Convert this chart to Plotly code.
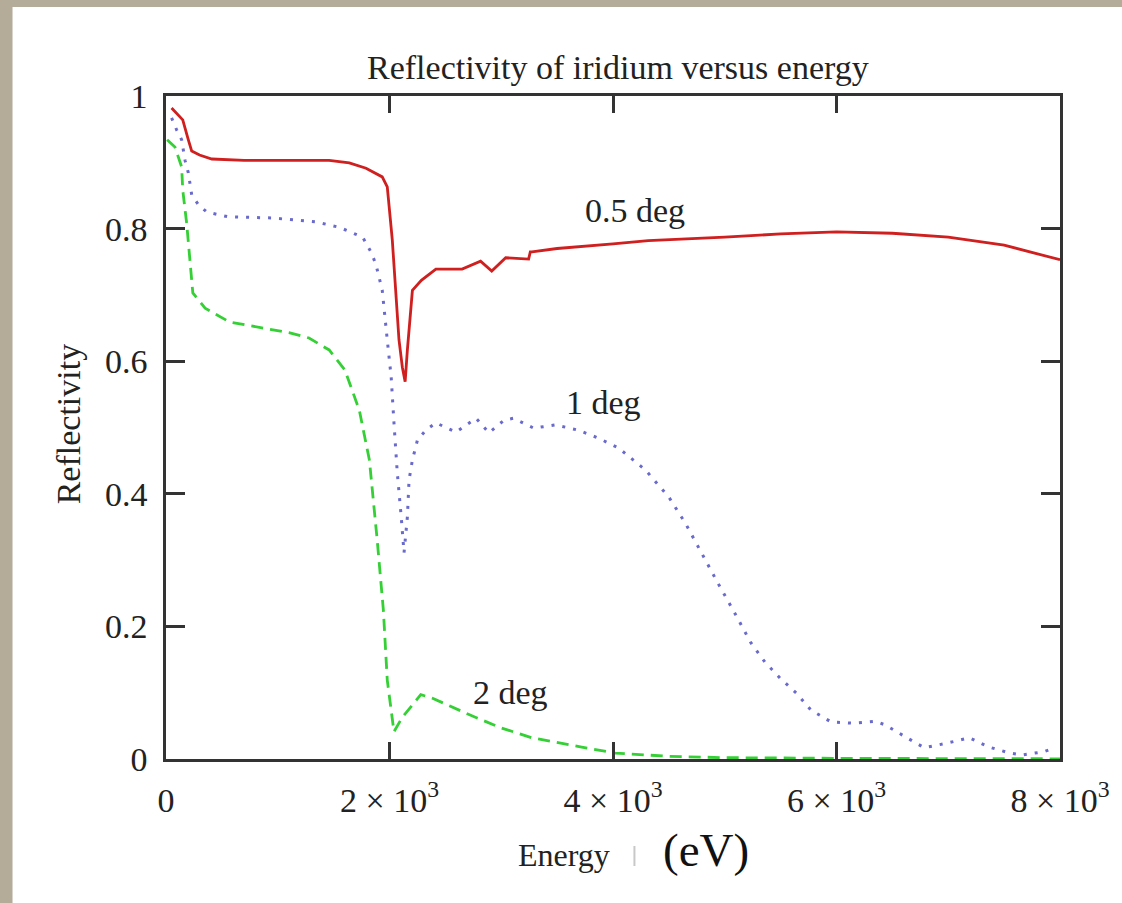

...

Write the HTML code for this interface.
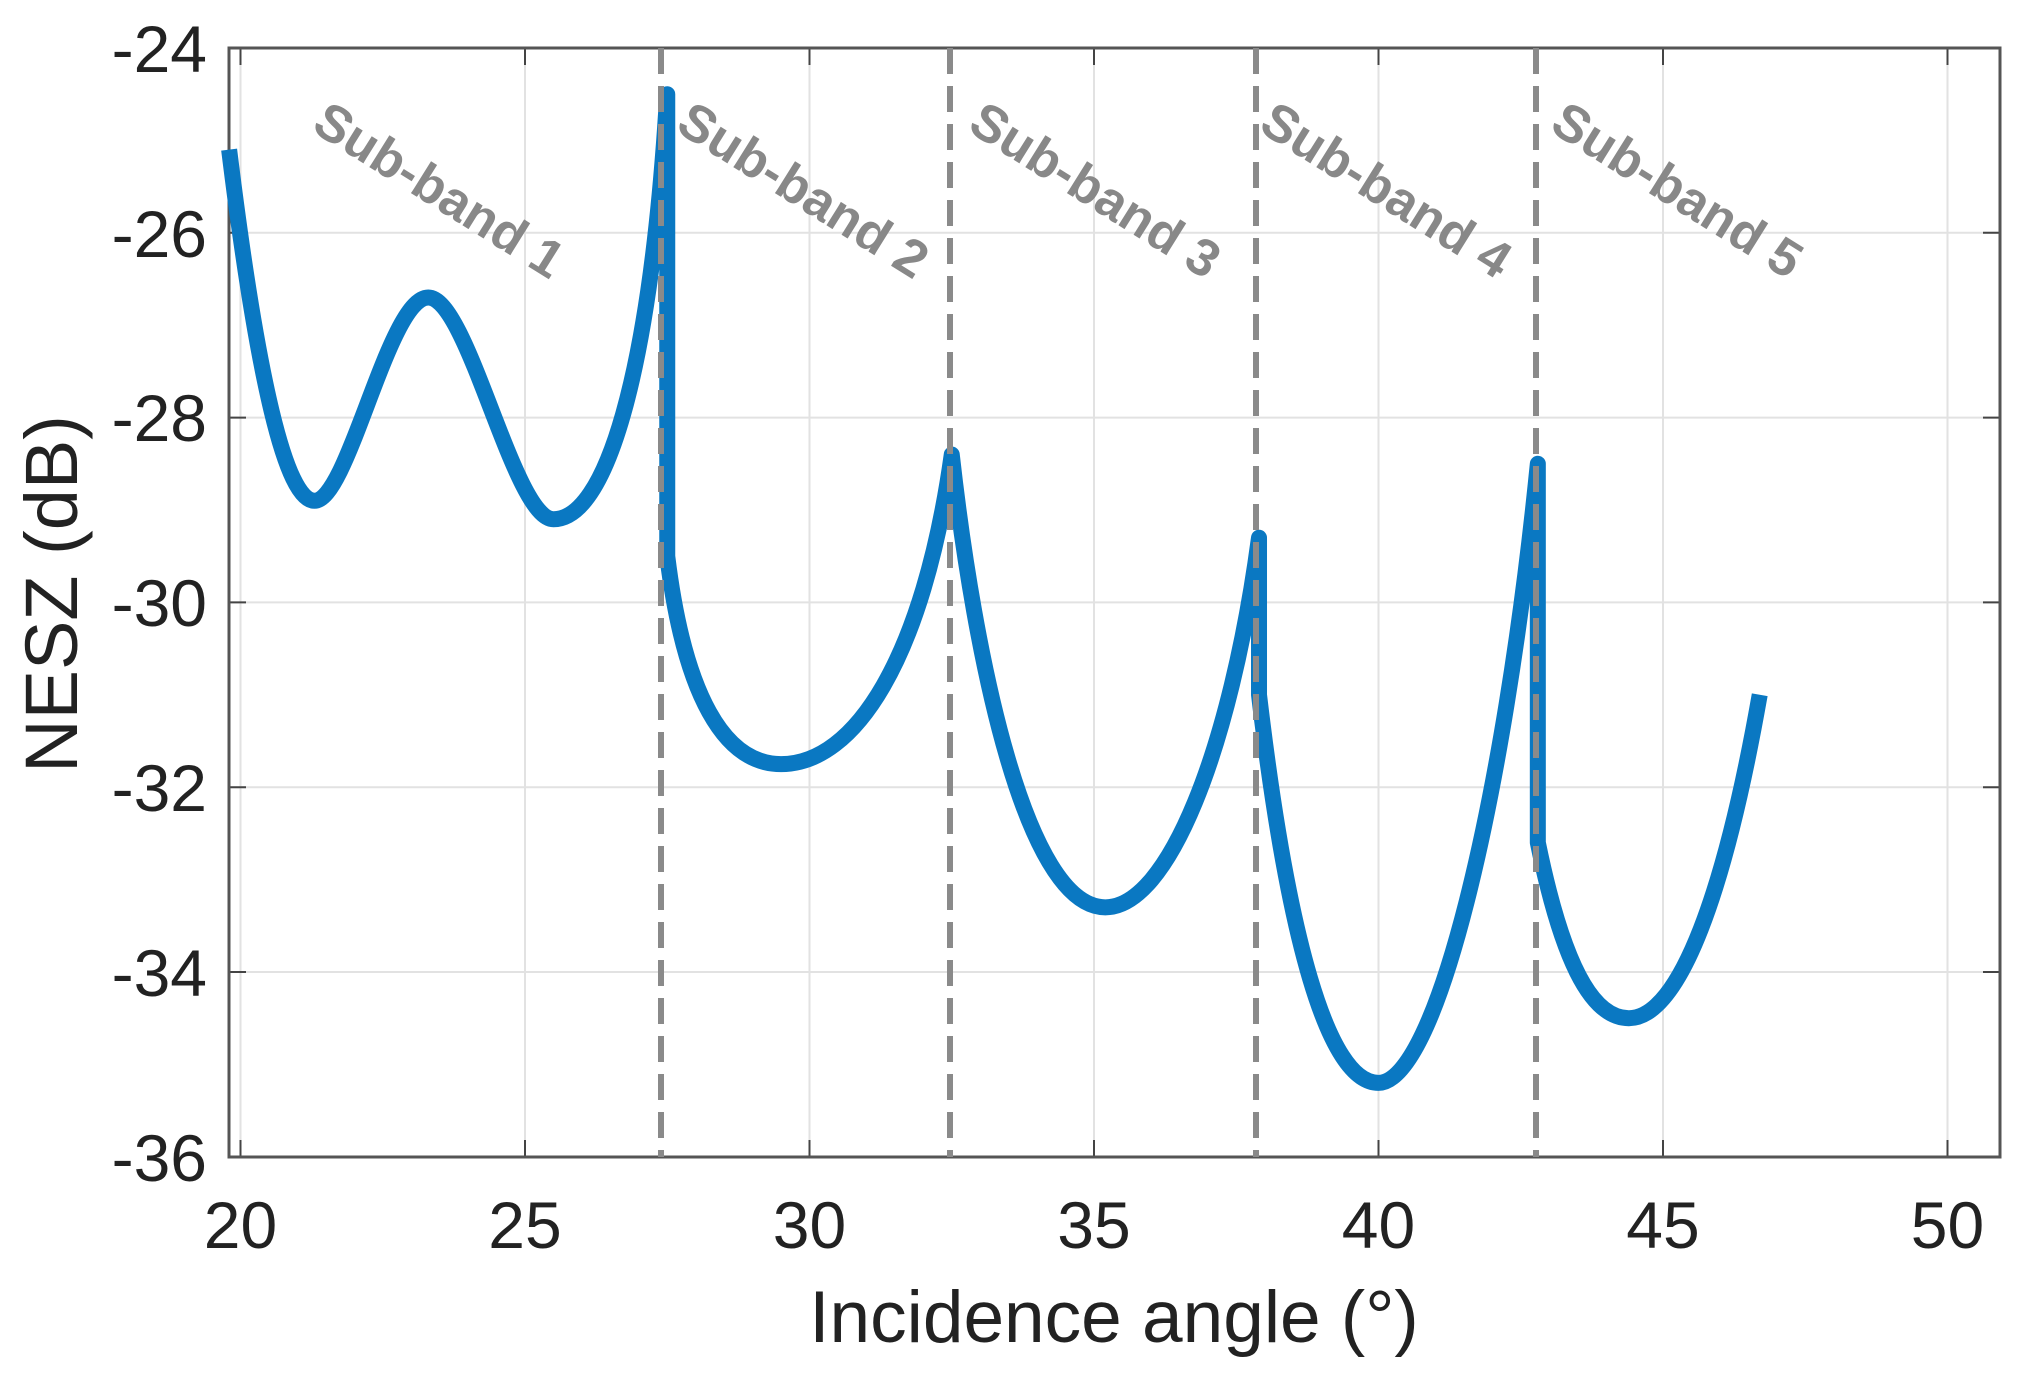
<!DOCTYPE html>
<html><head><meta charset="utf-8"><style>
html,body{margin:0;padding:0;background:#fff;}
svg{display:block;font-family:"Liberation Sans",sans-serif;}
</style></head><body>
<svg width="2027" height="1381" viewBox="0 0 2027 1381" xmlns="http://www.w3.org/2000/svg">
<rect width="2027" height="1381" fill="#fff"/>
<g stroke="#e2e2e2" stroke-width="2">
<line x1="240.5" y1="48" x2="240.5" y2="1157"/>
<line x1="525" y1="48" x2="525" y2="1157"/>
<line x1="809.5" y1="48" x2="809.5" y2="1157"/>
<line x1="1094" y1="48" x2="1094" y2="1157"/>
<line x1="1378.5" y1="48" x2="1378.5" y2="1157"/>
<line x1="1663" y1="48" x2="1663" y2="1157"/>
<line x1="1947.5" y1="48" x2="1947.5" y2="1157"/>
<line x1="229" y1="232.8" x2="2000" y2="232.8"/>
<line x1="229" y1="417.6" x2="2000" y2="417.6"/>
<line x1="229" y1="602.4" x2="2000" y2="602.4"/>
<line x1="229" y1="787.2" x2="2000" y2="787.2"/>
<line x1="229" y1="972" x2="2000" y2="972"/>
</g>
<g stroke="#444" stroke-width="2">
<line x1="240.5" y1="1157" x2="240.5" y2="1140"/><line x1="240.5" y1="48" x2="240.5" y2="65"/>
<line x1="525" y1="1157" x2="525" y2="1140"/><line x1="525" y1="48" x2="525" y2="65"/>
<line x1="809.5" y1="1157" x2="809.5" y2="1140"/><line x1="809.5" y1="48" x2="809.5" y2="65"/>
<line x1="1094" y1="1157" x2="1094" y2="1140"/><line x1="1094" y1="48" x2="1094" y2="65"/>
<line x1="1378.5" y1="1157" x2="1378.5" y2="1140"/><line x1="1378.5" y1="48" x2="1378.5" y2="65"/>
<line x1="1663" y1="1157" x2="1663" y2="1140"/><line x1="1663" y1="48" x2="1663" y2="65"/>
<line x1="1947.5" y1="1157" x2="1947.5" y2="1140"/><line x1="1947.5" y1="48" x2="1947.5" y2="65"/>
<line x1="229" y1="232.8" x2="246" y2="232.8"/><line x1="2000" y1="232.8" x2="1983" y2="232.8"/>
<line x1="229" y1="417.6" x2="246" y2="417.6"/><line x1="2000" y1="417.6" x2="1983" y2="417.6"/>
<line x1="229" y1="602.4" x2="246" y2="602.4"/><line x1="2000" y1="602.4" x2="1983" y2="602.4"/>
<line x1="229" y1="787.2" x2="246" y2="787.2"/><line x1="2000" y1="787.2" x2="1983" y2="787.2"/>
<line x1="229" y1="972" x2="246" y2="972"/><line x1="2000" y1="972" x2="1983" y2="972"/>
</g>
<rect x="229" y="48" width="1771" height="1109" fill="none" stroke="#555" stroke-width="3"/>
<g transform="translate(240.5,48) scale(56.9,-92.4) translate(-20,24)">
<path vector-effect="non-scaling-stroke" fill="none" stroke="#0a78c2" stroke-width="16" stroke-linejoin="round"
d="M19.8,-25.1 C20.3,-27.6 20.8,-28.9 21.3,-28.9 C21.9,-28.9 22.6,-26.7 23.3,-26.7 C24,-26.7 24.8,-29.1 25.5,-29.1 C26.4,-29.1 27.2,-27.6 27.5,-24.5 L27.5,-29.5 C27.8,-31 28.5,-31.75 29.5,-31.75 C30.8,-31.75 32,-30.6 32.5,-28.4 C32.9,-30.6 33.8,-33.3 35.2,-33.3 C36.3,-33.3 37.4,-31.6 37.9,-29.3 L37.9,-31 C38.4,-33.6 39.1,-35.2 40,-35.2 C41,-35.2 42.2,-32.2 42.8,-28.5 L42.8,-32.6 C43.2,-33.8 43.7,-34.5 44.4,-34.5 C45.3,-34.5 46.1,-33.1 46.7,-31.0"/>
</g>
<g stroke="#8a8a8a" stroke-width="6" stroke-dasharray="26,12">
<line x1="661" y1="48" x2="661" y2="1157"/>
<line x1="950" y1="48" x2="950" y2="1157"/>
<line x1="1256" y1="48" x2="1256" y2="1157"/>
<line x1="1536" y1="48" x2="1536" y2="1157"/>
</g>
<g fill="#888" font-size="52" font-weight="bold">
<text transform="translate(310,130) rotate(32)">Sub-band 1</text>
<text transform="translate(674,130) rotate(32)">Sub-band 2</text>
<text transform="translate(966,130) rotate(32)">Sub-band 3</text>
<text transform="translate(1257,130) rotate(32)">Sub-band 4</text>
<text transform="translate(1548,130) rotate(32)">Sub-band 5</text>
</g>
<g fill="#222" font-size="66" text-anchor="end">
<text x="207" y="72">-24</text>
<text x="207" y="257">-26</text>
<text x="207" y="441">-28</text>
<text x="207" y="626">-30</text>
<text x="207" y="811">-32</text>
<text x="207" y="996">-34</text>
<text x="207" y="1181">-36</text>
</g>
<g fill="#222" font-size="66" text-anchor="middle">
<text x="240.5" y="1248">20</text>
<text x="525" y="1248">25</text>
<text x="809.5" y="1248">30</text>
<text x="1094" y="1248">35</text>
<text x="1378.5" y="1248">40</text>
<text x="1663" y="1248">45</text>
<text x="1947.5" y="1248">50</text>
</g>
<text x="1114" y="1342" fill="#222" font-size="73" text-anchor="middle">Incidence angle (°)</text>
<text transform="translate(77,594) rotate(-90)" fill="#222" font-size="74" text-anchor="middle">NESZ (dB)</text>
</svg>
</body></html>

[TASK STATEMENT] Copy every line above that includes the string "this".

[EXERCISE OUTPUT]
Convert this chart to Plotly code.
Write the HTML code for this interface.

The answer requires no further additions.